The Mercury News

Critics say rent stability talks lack teeth

City Council looks to protect tenants

- By Kevin Kelly kkelly@ bayareanew­sgroup.com Contact Kevin Kelly at 650-391-1049.

PALO ALTO >> With longtime tenants facing eviction from a downtown building and rents continuing to rise, the City Council is reconsider­ing crafting new renter protection­s.

However, critics say the new proposal doesn’t go far enough.

The City Council failed to approve a similar proposal last October. But last Monday, council members said the situation is more critical, pointing to the Hotel President Apartments, where tenants face eviction in November as the new owner wants to turn the building back into a hotel.

The latest proposal, however, does not mention placing an annual cap on rent increases or protecting tenants against evictions without a just cause, similar to the policies of San Jose and Mountain View.

Councilman Cory Wolbach, who helped craft the memorandum for discussion, called it a “compromise that can get us started on a healthy conversati­on about rental protection­s.”

Council members — Lydia Kou, Tom Dubois and Karen Holman, who drafted last year’s memo and assisted Wolbach in crafting the latest proposal — tried to add the protection­s back in, but Wolbach failed to support them, and their motion failed 4-4. Mayor Liz Kniss was recused from voting because of a family interest in a business that provides rental housing.

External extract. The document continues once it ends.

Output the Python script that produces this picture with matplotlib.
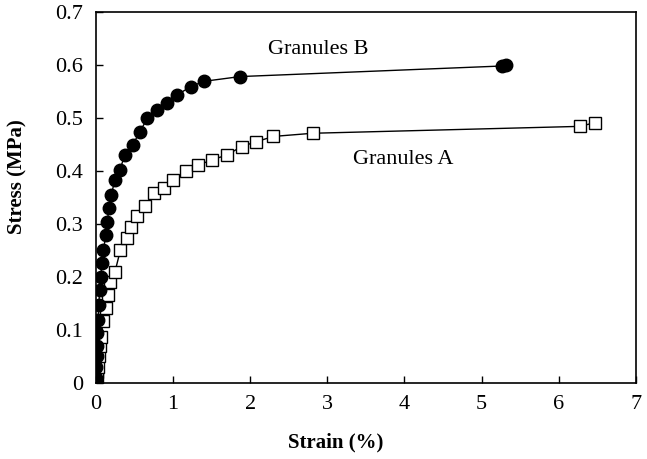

Former Mayor Pat Burt said that without the stronger protection­s, Palo Alto would fall behind Mountain View and San Jose, which continue to be “leaders in new housing constructi­on.”

“The intent should be to have the council and the community consider a full range of renter protection­s that already exist in neighborin­g communitie­s,” Burt said.

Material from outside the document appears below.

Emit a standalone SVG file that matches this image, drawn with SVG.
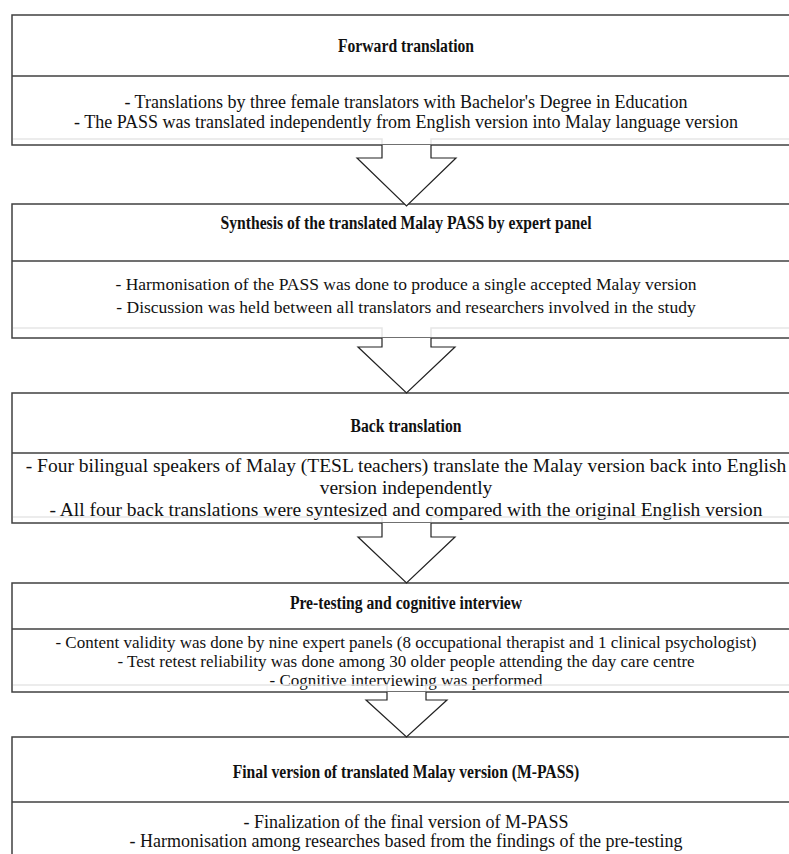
<svg xmlns="http://www.w3.org/2000/svg" width="789" height="854" viewBox="0 0 789 854">
<style>
.box{fill:#fff;stroke:#404040;stroke-width:1.5}
.div{stroke:#404040;stroke-width:1.5}
.faint{stroke:#e6e6e6;stroke-width:1.5;fill:none}
.arrow{fill:#fff;stroke:#222;stroke-width:1.2;stroke-linejoin:miter}
text{font-family:"Liberation Serif","Times New Roman",serif;fill:#111;text-anchor:middle}
.t{font-weight:bold;font-size:18px}
.b1{font-size:18px}
.b2{font-size:17.5px}
.b3{font-size:19.5px}
.b4{font-size:17px}
.b5{font-size:18px}
</style>
<rect width="789" height="854" fill="#fff"/>
<g id="node1">
<rect class="box" x="12" y="15" width="788" height="130"/>
<line class="div" x1="12" y1="76" x2="800" y2="76"/>
<text class="t" transform="translate(406 52) scale(0.87 1)">Forward translation</text>
<text class="b1" x="406" y="108">- Translations by three female translators with Bachelor's Degree in Education</text>
<text class="b1" x="406" y="128">- The PASS was translated independently from English version into Malay language version</text>
</g>
<g id="node2">
<rect class="box" x="12" y="204" width="788" height="134"/>
<line class="div" x1="12" y1="261" x2="800" y2="261"/>
<text class="t" transform="translate(406 229) scale(0.87 1)">Synthesis of the translated Malay PASS by expert panel</text>
<text class="b2" x="406" y="290">- Harmonisation of the PASS was done to produce a single accepted Malay version</text>
<text class="b2" x="406" y="313">- Discussion was held between all translators and researchers involved in the study</text>
</g>
<g id="node3">
<rect class="box" x="12" y="393" width="788" height="130"/>
<line class="div" x1="12" y1="453" x2="800" y2="453"/>
<text class="t" transform="translate(406 432) scale(0.87 1)">Back translation</text>
<text class="b3" x="406" y="472">- Four bilingual speakers of Malay (TESL teachers) translate the Malay version back into English</text>
<text class="b3" x="406" y="494">version independently</text>
<text class="b3" x="406" y="516">- All four back translations were syntesized and compared with the original English version</text>
</g>
<g id="node4">
<rect class="box" x="12" y="583" width="788" height="109"/>
<line class="div" x1="12" y1="629" x2="800" y2="629"/>
<text class="t" transform="translate(406 609) scale(0.87 1)">Pre-testing and cognitive interview</text>
<text class="b4" x="406" y="648">- Content validity was done by nine expert panels (8 occupational therapist and 1 clinical psychologist)</text>
<text class="b4" x="406" y="667">- Test retest reliability was done among 30 older people attending the day care centre</text>
<text class="b4" x="406" y="686">- Cognitive interviewing was performed</text>
</g>
<g id="node5">
<rect class="box" x="12" y="737" width="788" height="130"/>
<line class="div" x1="12" y1="802" x2="800" y2="802"/>
<text class="t" transform="translate(406 778) scale(0.87 1)">Final version of translated Malay version (M-PASS)</text>
<text class="b5" x="406" y="828">- Finalization of the final version of M-PASS</text>
<text class="b5" x="406" y="847">- Harmonisation among researches based from the findings of the pre-testing</text>
</g>
<g id="connectors">
<path class="faint" d="M13 139H382V144M431 144V139H799"/>
<path class="arrow" d="M382 145V158H357L406.5 206L456 158H431V145"/>
<path class="faint" d="M13 328H382V337M431 337V328H799"/>
<path class="arrow" d="M382 338V347H358L406.5 393L455 347H431V338"/>
<path class="faint" d="M13 517H382V522M431 522V517H799"/>
<path class="arrow" d="M382 523V537H358L406.5 583L455 537H431V523"/>
<path class="faint" d="M13 685H387V691M426 691V685H799"/>
<path class="arrow" d="M387 692V700H366L406.5 737L447 700H426V692"/>
</g>
</svg>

Jeff Levinsky, whose family owns and manages more than 1,000 rental units in the area, said he is in favor of rent control and protecting the city’s existing rental stock.

“We laugh in our family when we hear these stories about the crime going up, about the tumbleweed­s rolling in the streets, about the war zones that are going to be created by rent control,” Levinsky said. “What we know is that rent control leads to stable tenants, it leads to fair prices, it leads to long-term viability of apartments.”

The council voted 7-1, with Councilman Greg Tanaka opposed, to explore a set of modest renter proposals, including relocation assistance for evicted tenants and better enforcemen­t of a law requiring annual leases for tenants.

Even those ideas were too much for some on the landlord side of the debate.

“This version has just cause and rent control in the form of assistance payments,” said Rhory Lyn Antonio of California Apartment Associatio­n. “We don’t need to litigate this again. … It’s hard to protect renters in Palo Alto when you are harming the people that are providing the housing to them.”

At Tanaka’s prodding, the council agreed to have staff conduct an economic study on the long-term effects of stronger renter protection­s and how they affect diversity. The results of the study, which Tanaka speculated would show that rent control harms diversity and housing quality, will not be tied to the council’s discussion of renter protection­s.

At Councilman Adrian Fine’s suggestion, the council also narrowly approved an amendment stating that the council believes that the best renter protection is more housing. Vice Mayor Eric Filseth, Kou and Holman were opposed.